An exact copy of all the data is required, with pictures left out.

————————

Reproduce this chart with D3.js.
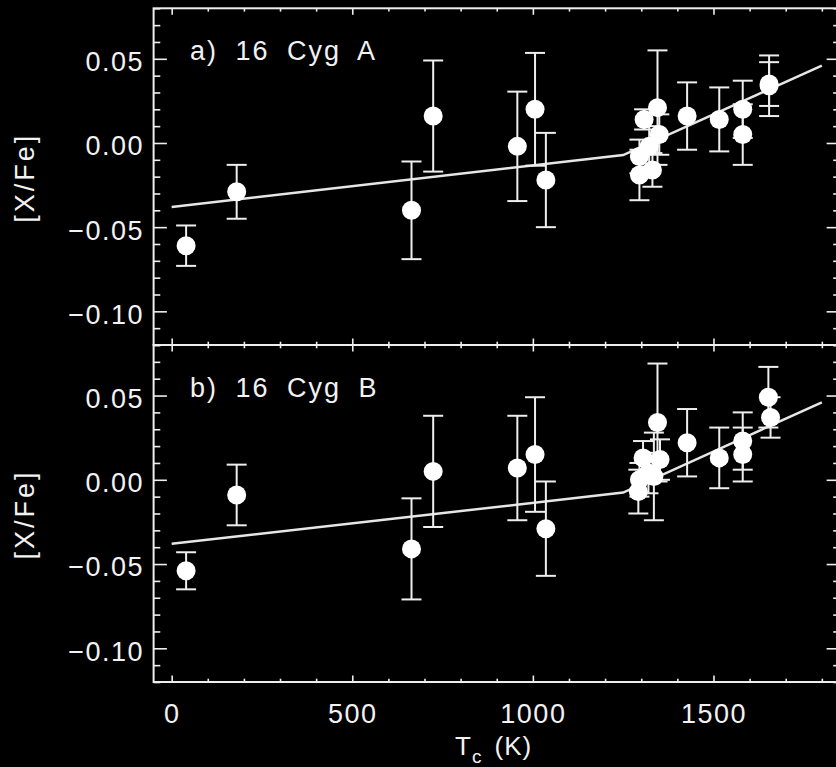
<!DOCTYPE html>
<html>
<head>
<meta charset="utf-8">
<script src="https://cdn.jsdelivr.net/npm/d3@7"></script>
<style>
  body { margin: 0; background: #000; }
  svg { display: block; background: #000; }
  text { font-family: "Liberation Sans", Arial, sans-serif; fill: #f2f2f2; }
</style>
</head>
<body>
<svg width="836" height="767"></svg>
<script>
// Data
const tcA  = [40, 180, 664, 724, 957, 1006, 1036, 1295, 1295, 1308, 1322, 1331, 1345, 1350, 1427, 1516, 1581, 1581, 1654, 1654];
const xfeA = [-0.061, -0.029, -0.040, 0.016, -0.002, 0.020, -0.022, -0.019, -0.008, 0.014, -0.002, -0.016, 0.021, 0.005, 0.016, 0.014, 0.020, 0.005, 0.034, 0.035];
const errA = [0.012, 0.016, 0.029, 0.033, 0.0325, 0.0335, 0.028, 0.015, 0.010, 0.006, 0.012, 0.010, 0.034, 0.012, 0.020, 0.019, 0.017, 0.018, 0.018, 0.013];

const tcB  = [40, 180, 664, 724, 957, 1006, 1036, 1292, 1295, 1305, 1320, 1335, 1345, 1352, 1427, 1516, 1581, 1581, 1652, 1658];
const xfeB = [-0.054, -0.009, -0.041, 0.005, 0.007, 0.015, -0.029, -0.007, 0.000, 0.013, 0.004, 0.002, 0.034, 0.012, 0.022, 0.013, 0.023, 0.015, 0.049, 0.037];
const errB = [0.011, 0.018, 0.030, 0.033, 0.031, 0.034, 0.028, 0.013, 0.010, 0.010, 0.012, 0.026, 0.035, 0.012, 0.020, 0.018, 0.017, 0.016, 0.018, 0.012];

// broken-line fit
const fitTc = [0, 1250, 1800];
const fitA  = [-0.038, -0.0072, 0.046];
const fitB  = [-0.038, -0.0076, 0.046];

const xMajor = [0, 500, 1000, 1500];
const yMajor = [0.05, 0.00, -0.05, -0.10];
const panelTitles = ["a) 16 Cyg A", "b) 16 Cyg B"];

let svg = d3.select("svg");

let left = 153.6, right = 839.9;
let x = d3.scaleLinear().domain([-50, 1850]).range([left, right]);

let panels = [
  {tc: tcA, xfe: xfeA, err: errA, fit: fitA, title: panelTitles[0], top: 8.3, bottom: 345},
  {tc: tcB, xfe: xfeB, err: errB, fit: fitB, title: panelTitles[1], top: 345, bottom: 682}
];

let xMinor = d3.range(0, 1900, 100).filter(d => d % 500 !== 0);
let yMinor = d3.range(-12, 9).map(d => d / 100).filter(d => Math.round(d * 100) % 5 !== 0);

const fmt = d => (d < 0 ? "\u2212" : "") + Math.abs(d).toFixed(2);

panels.forEach((p, i) => {
  let y = d3.scaleLinear().domain([-0.12, 0.08]).range([p.bottom, p.top]);
  let g = svg.append("g");

  // frame
  g.append("rect")
    .attr("x", left).attr("y", p.top)
    .attr("width", right - left).attr("height", p.bottom - p.top)
    .attr("fill", "none").attr("stroke", "#eee").attr("stroke-width", 2);

  // ticks: major + minor on all four sides
  let axes = [
    [d3.axisLeft(y).tickValues(yMajor).tickSize(-13.3), `translate(${left},0)`],
    [d3.axisLeft(y).tickValues(yMinor).tickSize(-6.7), `translate(${left},0)`],
    [d3.axisRight(y).tickValues(yMajor).tickSize(-13.3), `translate(${right},0)`],
    [d3.axisRight(y).tickValues(yMinor).tickSize(-6.7), `translate(${right},0)`],
    [d3.axisTop(x).tickValues(xMajor).tickSize(-6.5), `translate(0,${p.top})`],
    [d3.axisTop(x).tickValues(xMinor).tickSize(-3.3), `translate(0,${p.top})`],
    [d3.axisBottom(x).tickValues(xMajor).tickSize(-6.5), `translate(0,${p.bottom})`],
    [d3.axisBottom(x).tickValues(xMinor).tickSize(-3.3), `translate(0,${p.bottom})`]
  ];
  axes.forEach(a => {
    let ax = g.append("g").attr("transform", a[1])
      .call(a[0].tickFormat("").tickSizeOuter(0));
    ax.select(".domain").remove();
    ax.selectAll("line").attr("stroke", "#eee").attr("stroke-width", 1.6);
  });

  // y tick labels
  let yl = g.append("g").attr("transform", `translate(${left},0)`)
    .call(d3.axisLeft(y).tickValues(yMajor).tickSize(0).tickPadding(9.5).tickFormat(fmt));
  yl.select(".domain").remove();
  yl.selectAll("text")
    .attr("font-size", 27).attr("letter-spacing", 1.5)
    .attr("dy", "0.44em").style("font-family", "Liberation Sans").attr("fill", "#f2f2f2");

  // x tick labels only on lower panel
  if (i === 1) {
    let xl = g.append("g").attr("transform", `translate(0,${p.bottom})`)
      .call(d3.axisBottom(x).tickValues(xMajor).tickSize(0).tickPadding(22).tickFormat(d3.format("d")));
    xl.select(".domain").remove();
    xl.selectAll("text")
      .attr("font-size", 27).attr("letter-spacing", 1.5)
      .style("font-family", "Liberation Sans").attr("fill", "#f2f2f2");
  }

  // fit line
  let line = d3.line().x(d => x(d[0])).y(d => y(d[1]));
  g.append("path")
    .datum(fitTc.map((t, k) => [t, p.fit[k]]))
    .attr("d", line)
    .attr("fill", "none").attr("stroke", "#e6e6e6").attr("stroke-width", 2.5);

  let pts = p.tc.map((t, k) => ({t: t, v: p.xfe[k], e: p.err[k]}));

  // error bars
  let eb = g.append("g").attr("stroke", "#eee").attr("stroke-width", 2);
  eb.selectAll(".bar").data(pts).enter().append("line")
    .attr("x1", d => x(d.t)).attr("x2", d => x(d.t))
    .attr("y1", d => y(d.v - d.e)).attr("y2", d => y(d.v + d.e));
  eb.selectAll(".capt").data(pts).enter().append("line")
    .attr("x1", d => x(d.t) - 10).attr("x2", d => x(d.t) + 10)
    .attr("y1", d => y(d.v + d.e)).attr("y2", d => y(d.v + d.e));
  eb.selectAll(".capb").data(pts).enter().append("line")
    .attr("x1", d => x(d.t) - 10).attr("x2", d => x(d.t) + 10)
    .attr("y1", d => y(d.v - d.e)).attr("y2", d => y(d.v - d.e));

  // points
  g.selectAll("circle").data(pts).enter().append("circle")
    .attr("cx", d => x(d.t)).attr("cy", d => y(d.v))
    .attr("r", 9.5).attr("fill", "#fff");

  // panel title
  g.append("text")
    .attr("x", 190).attr("y", p.top + 52)
    .attr("font-size", 27).attr("letter-spacing", 2).attr("word-spacing", 8)
    .text(p.title);

  // y label
  g.append("text")
    .attr("transform", `translate(33.5,${(p.top + p.bottom) / 2 + 1}) rotate(-90)`)
    .attr("text-anchor", "middle")
    .attr("font-size", 27).attr("letter-spacing", 3)
    .text("[X/Fe]");
});

// x axis title
let xt = svg.append("text")
  .attr("x", 455).attr("y", 755)
  .attr("font-size", 26).attr("letter-spacing", 1);
xt.append("tspan").text("T");
xt.append("tspan").attr("font-size", 19).attr("dy", 8).text("c");
xt.append("tspan").attr("dy", -8).attr("dx", 4).text(" (K)");
</script>
</body>
</html>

————————

§ **Response to the task**:
Reproduce this chart with D3.js.
<!DOCTYPE html>
<html>
<head>
<meta charset="utf-8">
<script src="https://cdn.jsdelivr.net/npm/d3@7"></script>
<style>
  body { margin: 0; background: #000; }
  svg { display: block; background: #000; }
  text { font-family: "Liberation Sans", Arial, sans-serif; fill: #f2f2f2; }
</style>
</head>
<body>
<svg width="836" height="767"></svg>
<script>
// Data
const tcA  = [40, 180, 664, 724, 957, 1006, 1036, 1295, 1295, 1308, 1322, 1331, 1345, 1350, 1427, 1516, 1581, 1581, 1654, 1654];
const xfeA = [-0.061, -0.029, -0.040, 0.016, -0.002, 0.020, -0.022, -0.019, -0.008, 0.014, -0.002, -0.016, 0.021, 0.005, 0.016, 0.014, 0.020, 0.005, 0.034, 0.035];
const errA = [0.012, 0.016, 0.029, 0.033, 0.0325, 0.0335, 0.028, 0.015, 0.010, 0.006, 0.012, 0.010, 0.034, 0.012, 0.020, 0.019, 0.017, 0.018, 0.018, 0.013];

const tcB  = [40, 180, 664, 724, 957, 1006, 1036, 1292, 1295, 1305, 1320, 1335, 1345, 1352, 1427, 1516, 1581, 1581, 1652, 1658];
const xfeB = [-0.054, -0.009, -0.041, 0.005, 0.007, 0.015, -0.029, -0.007, 0.000, 0.013, 0.004, 0.002, 0.034, 0.012, 0.022, 0.013, 0.023, 0.015, 0.049, 0.037];
const errB = [0.011, 0.018, 0.030, 0.033, 0.031, 0.034, 0.028, 0.013, 0.010, 0.010, 0.012, 0.026, 0.035, 0.012, 0.020, 0.018, 0.017, 0.016, 0.018, 0.012];

// broken-line fit
const fitTc = [0, 1250, 1800];
const fitA  = [-0.038, -0.0072, 0.046];
const fitB  = [-0.038, -0.0076, 0.046];

const xMajor = [0, 500, 1000, 1500];
const yMajor = [0.05, 0.00, -0.05, -0.10];
const panelTitles = ["a) 16 Cyg A", "b) 16 Cyg B"];

let svg = d3.select("svg");

let left = 153.6, right = 839.9;
let x = d3.scaleLinear().domain([-50, 1850]).range([left, right]);

let panels = [
  {tc: tcA, xfe: xfeA, err: errA, fit: fitA, title: panelTitles[0], top: 8.3, bottom: 345},
  {tc: tcB, xfe: xfeB, err: errB, fit: fitB, title: panelTitles[1], top: 345, bottom: 682}
];

let xMinor = d3.range(0, 1900, 100).filter(d => d % 500 !== 0);
let yMinor = d3.range(-12, 9).map(d => d / 100).filter(d => Math.round(d * 100) % 5 !== 0);

const fmt = d => (d < 0 ? "\u2212" : "") + Math.abs(d).toFixed(2);

panels.forEach((p, i) => {
  let y = d3.scaleLinear().domain([-0.12, 0.08]).range([p.bottom, p.top]);
  let g = svg.append("g");

  // frame
  g.append("rect")
    .attr("x", left).attr("y", p.top)
    .attr("width", right - left).attr("height", p.bottom - p.top)
    .attr("fill", "none").attr("stroke", "#eee").attr("stroke-width", 2);

  // ticks: major + minor on all four sides
  let axes = [
    [d3.axisLeft(y).tickValues(yMajor).tickSize(-13.3), `translate(${left},0)`],
    [d3.axisLeft(y).tickValues(yMinor).tickSize(-6.7), `translate(${left},0)`],
    [d3.axisRight(y).tickValues(yMajor).tickSize(-13.3), `translate(${right},0)`],
    [d3.axisRight(y).tickValues(yMinor).tickSize(-6.7), `translate(${right},0)`],
    [d3.axisTop(x).tickValues(xMajor).tickSize(-6.5), `translate(0,${p.top})`],
    [d3.axisTop(x).tickValues(xMinor).tickSize(-3.3), `translate(0,${p.top})`],
    [d3.axisBottom(x).tickValues(xMajor).tickSize(-6.5), `translate(0,${p.bottom})`],
    [d3.axisBottom(x).tickValues(xMinor).tickSize(-3.3), `translate(0,${p.bottom})`]
  ];
  axes.forEach(a => {
    let ax = g.append("g").attr("transform", a[1])
      .call(a[0].tickFormat("").tickSizeOuter(0));
    ax.select(".domain").remove();
    ax.selectAll("line").attr("stroke", "#eee").attr("stroke-width", 1.6);
  });

  // y tick labels
  let yl = g.append("g").attr("transform", `translate(${left},0)`)
    .call(d3.axisLeft(y).tickValues(yMajor).tickSize(0).tickPadding(9.5).tickFormat(fmt));
  yl.select(".domain").remove();
  yl.selectAll("text")
    .attr("font-size", 27).attr("letter-spacing", 1.5)
    .attr("dy", "0.44em").style("font-family", "Liberation Sans").attr("fill", "#f2f2f2");

  // x tick labels only on lower panel
  if (i === 1) {
    let xl = g.append("g").attr("transform", `translate(0,${p.bottom})`)
      .call(d3.axisBottom(x).tickValues(xMajor).tickSize(0).tickPadding(22).tickFormat(d3.format("d")));
    xl.select(".domain").remove();
    xl.selectAll("text")
      .attr("font-size", 27).attr("letter-spacing", 1.5)
      .style("font-family", "Liberation Sans").attr("fill", "#f2f2f2");
  }

  // fit line
  let line = d3.line().x(d => x(d[0])).y(d => y(d[1]));
  g.append("path")
    .datum(fitTc.map((t, k) => [t, p.fit[k]]))
    .attr("d", line)
    .attr("fill", "none").attr("stroke", "#e6e6e6").attr("stroke-width", 2.5);

  let pts = p.tc.map((t, k) => ({t: t, v: p.xfe[k], e: p.err[k]}));

  // error bars
  let eb = g.append("g").attr("stroke", "#eee").attr("stroke-width", 2);
  eb.selectAll(".bar").data(pts).enter().append("line")
    .attr("x1", d => x(d.t)).attr("x2", d => x(d.t))
    .attr("y1", d => y(d.v - d.e)).attr("y2", d => y(d.v + d.e));
  eb.selectAll(".capt").data(pts).enter().append("line")
    .attr("x1", d => x(d.t) - 10).attr("x2", d => x(d.t) + 10)
    .attr("y1", d => y(d.v + d.e)).attr("y2", d => y(d.v + d.e));
  eb.selectAll(".capb").data(pts).enter().append("line")
    .attr("x1", d => x(d.t) - 10).attr("x2", d => x(d.t) + 10)
    .attr("y1", d => y(d.v - d.e)).attr("y2", d => y(d.v - d.e));

  // points
  g.selectAll("circle").data(pts).enter().append("circle")
    .attr("cx", d => x(d.t)).attr("cy", d => y(d.v))
    .attr("r", 9.5).attr("fill", "#fff");

  // panel title
  g.append("text")
    .attr("x", 190).attr("y", p.top + 52)
    .attr("font-size", 27).attr("letter-spacing", 2).attr("word-spacing", 8)
    .text(p.title);

  // y label
  g.append("text")
    .attr("transform", `translate(33.5,${(p.top + p.bottom) / 2 + 1}) rotate(-90)`)
    .attr("text-anchor", "middle")
    .attr("font-size", 27).attr("letter-spacing", 3)
    .text("[X/Fe]");
});

// x axis title
let xt = svg.append("text")
  .attr("x", 455).attr("y", 755)
  .attr("font-size", 26).attr("letter-spacing", 1);
xt.append("tspan").text("T");
xt.append("tspan").attr("font-size", 19).attr("dy", 8).text("c");
xt.append("tspan").attr("dy", -8).attr("dx", 4).text(" (K)");
</script>
</body>
</html>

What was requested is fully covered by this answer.